Due to the advanced age of his parents (both turned 41 in the year of his birth) and the fact that no one seems to remember him before he began attending school, there has been a persistent but unproven rumor that Putin was actually adopted at the age of 9 or 10—which might have been a cause of further childhood trauma. But Putin’s childhood was almost certainly marked by trauma in any case. In her recent biography of Putin, Masha Gessen paints a grim picture of the Leningrad complex in which the family lived, typical of the city during the post-war period. Crumbling stairwells and courtyards strewn with trash. Cramped, filthy, and crowded rooms. Families piled one on top of the other, sharing and fighting over a communal kitchen in the hallway. Post-siege Leningrad was “a mean, hungry, impoverished place that bred mean, hungry, ferocious children.”

Burgo hypothesizes that childhood trauma like this could have caused Putin to become a bullying narcissist. “He is in flight from himself,” Burgo writes. “His entire personality expresses an ongoing, relentless battle to ward off unconscious shame and a sense of internal defect, which accounts for his inability to take criticism or tolerate the smallest of slights. To deny the unconscious sense of being small, defective, and vulnerable, he projects a self-image that conveys his superiority.”

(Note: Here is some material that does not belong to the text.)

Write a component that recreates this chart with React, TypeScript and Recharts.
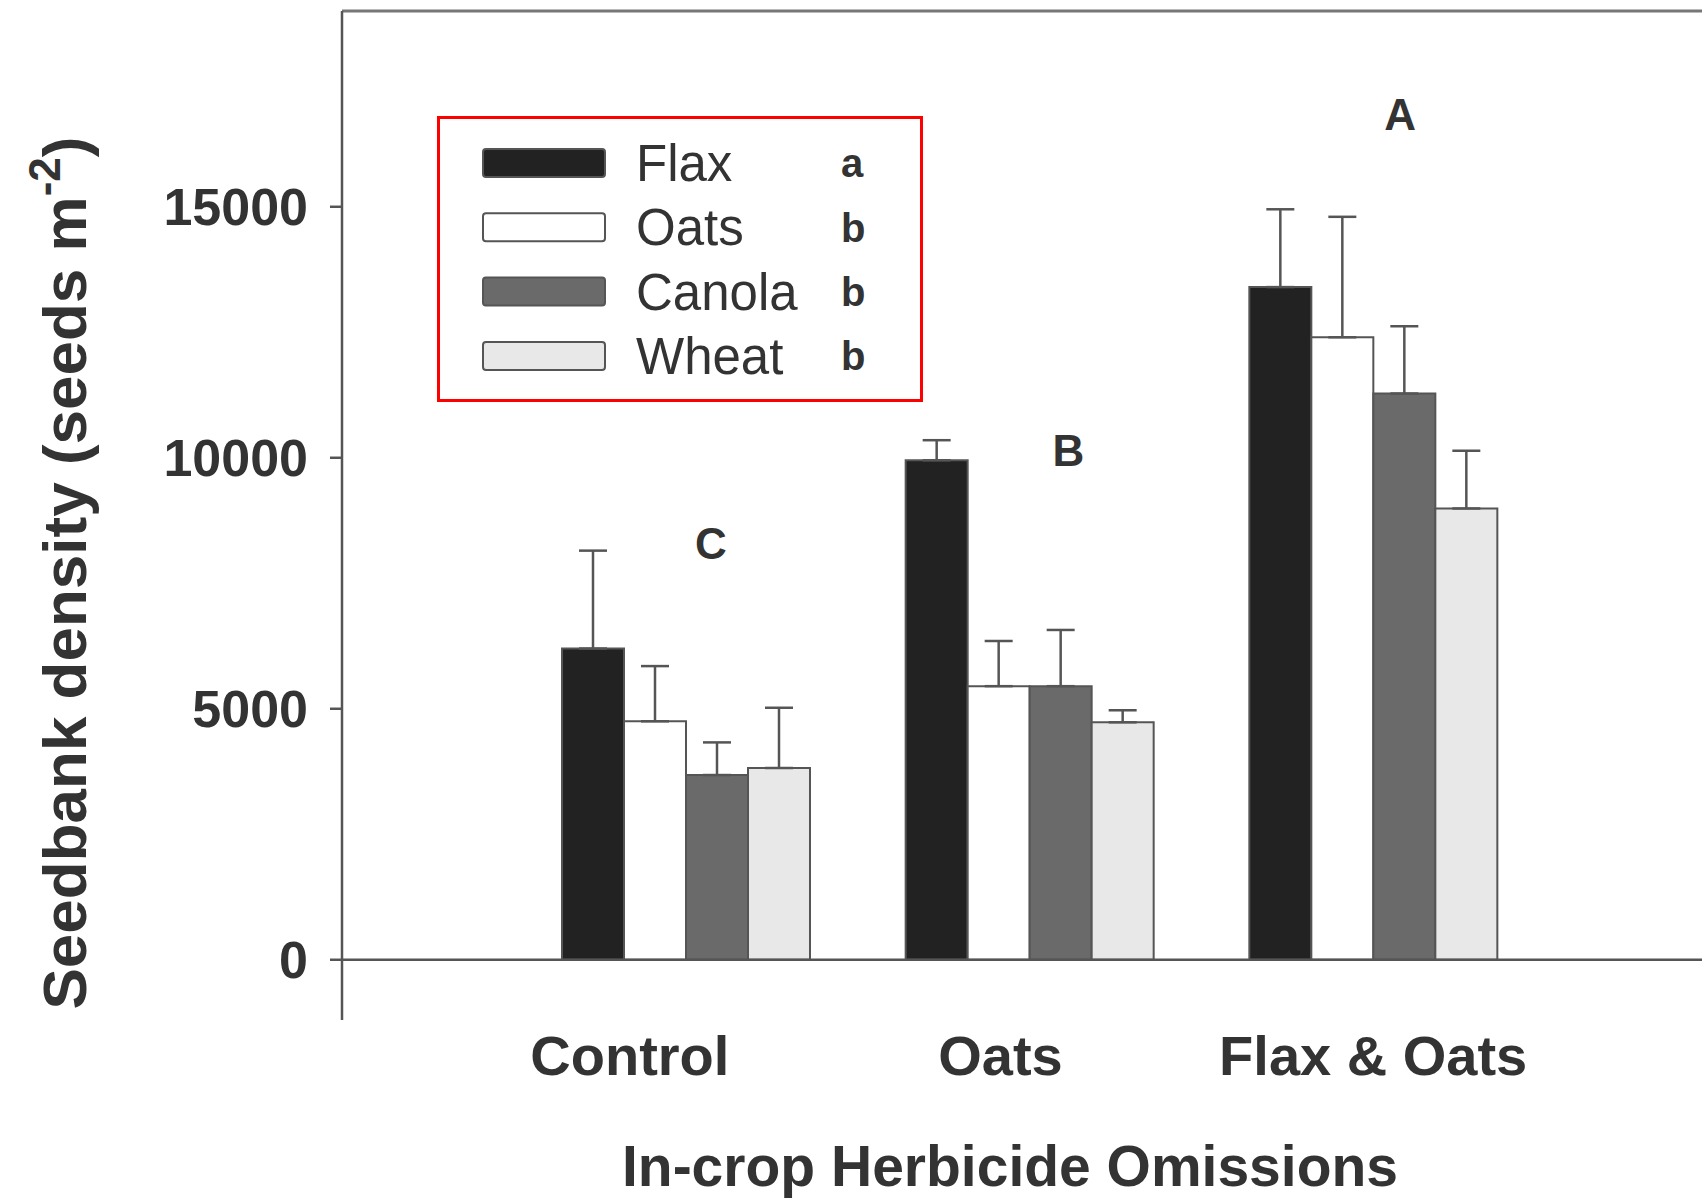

Narcissism and a sudden embrace of Russia’s imperial identity are just two of the many theories about why Putin made this desperate move, which seems so distant from his declared intention of fighting off the horrific Islamic State.

“The region is falling apart, and states are collapsing, and the Russians are willing to intervene to protect their interests and assert their power, and the United States is not,” Andrew Tabler, an expert on Arab politics at the Washington Institute for Near East Policy, told Foreign Policy (FP). Tabler argues that “Even if you don’t back what the Russians are doing in Syria, people admire them because they are willing to put their money where their mouth is — as well as troops.”

Frederick and Kimberly Kagan, both conservative scholars, have a wider view but similar logic as FP, claiming that Putin “certainly means to deter the U.S.-led coalition from attacking the forces of Syrian President Bashar al-Assad, establishing any sort of no-fly zone, or taking any meaningful action that might harm Assad’s forces. He also means to forge a counter-alliance consisting of Russia, Iran, Iraq, Syria, and Lebanese Hezbollah and demonstrate that his coalition is more effective than the West’s. He intends, finally, to establish a permanent foothold in the Middle East from which he can threaten NATO’s southern flank directly, project power into the Mediterranean and the Arab World, and generally re-create Russia’s aura as a global power.”

This kind of geopolitical discussion, which includes the possibility of reopening an arms race and the analysis of the warfare capacity of a renewed Russian military, are now on the daily agendas of experts, politicians and pundits.

I personally am shocked by how fast the world’s opinion is changing, ready to embrace the rise of this new strong man or, if you prefer, the gestures of a narcissist. Or possibly by the hatred on the part of the U.S., who leads everyone in their lack of strategy to deal with Putin. To me, this is all just a cock fight in some small, dusty farm courtyard, while we are totally forgetting how deep a hole the human race is digging itself into with every new day.